Acer, "Batı Avrupa ülkeleri, Uluslararası Ceza Mahkemesinin yargı yetkisini kabul ettiler. Varsayalım 3 yıl sonra bazı İsrailli yetkililer hakkında dava açılmış olsun, yargılama talebiyle mahkeme tutuklama kararı çıkarmış olsun, peki bu insanları, Avrupa'ya geldiği zaman tutuklayacaklar mı? Bu da bir test olacak. Yapmak zorundalar. Hakkında tutuklama kararı çıkarılmış bütün kişileri, mahkemeye taraf olan devletler yakalayıp mahkemeye teslim etmek zorunda." dedi.

- "Araplar, Hamas'a desteğini sürdürseydi, Hamas kesinlikle İran'a yönelmeyecekti"

Harmoon Araştırma Merkezi Genel Müdürü Seifan ise kimsenin, Hamas'ın neden 7 Ekim saldırılarını düzenlediğini sorgulamadığını belirtti.

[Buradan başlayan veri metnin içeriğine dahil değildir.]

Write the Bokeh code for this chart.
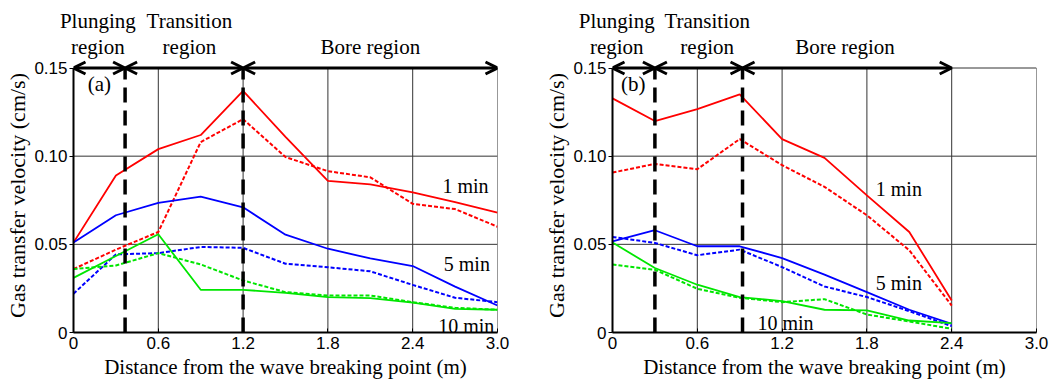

Gazze'nin 17 senedir karadan ve denizden abluka altında tutulduğunu anımsatan Seifan, "2 milyonun üzerinde insanın yaşadığı, dünyanın en büyük açık hava hapishanesi. Kimse bunu anlatmıyor. Acaba Filistinliler kendileri meşru müdafaada bulunamaz mı? Dünya, Filistin'de yaşanan durumu tamamen unutuyor. Gazze'de yaşananlar, Filistin'de 75 yıldır yaşananların bir sonucudur." ifadesini kullandı.

İsrail'in Gazze'ye yönelik saldırıları çerçevesinde İran'ın konumunu da değerlendiren Seifan, İran'ın bölgedeki Irak, Suriye ve Yemen gibi ülkelerde "genişlemeci bir politika" izlediğini, fakat İran ile ilişkileri konusunda Hamas'ın eleştirilmemesi gerektiğini dile getirdi.

Seifan, "Hamas, kendi nefsi müdafaada bulunmaktadır. Bu müdafaayı yaparken ihtiyaç duyduğu savunma sistemlerini mecburen İran'dan almak zorunda kaldı. Araplar önceki gibi olsaydı, özellikle Körfez önceden olduğu gibi Hamas'a desteğini sürdürseydi, Hamas kesinlikle İran'a yönelmeyecekti." görüşünü paylaştı.

Kimsenin, savaşın yayılmasını istemediğinin altını çizen Seifan, İsrail'in, 7 Ekim saldırıları sebebiyle bozulan imajını düzeltmek için Hamas'ı bitirmek iddiasıyla yaptığı ve sivil ölümlerine sebep olan saldırılarının bölgede tansiyonu her geçen gün yükselterek savaşın yayılma ihtimalini artırdığını kaydetti.

Samir Seifan, Hizbullah'ın savaşa doğrudan müdahil olmasının, Lübnan için bir felaket anlamına gelebileceğine dikkati çekti.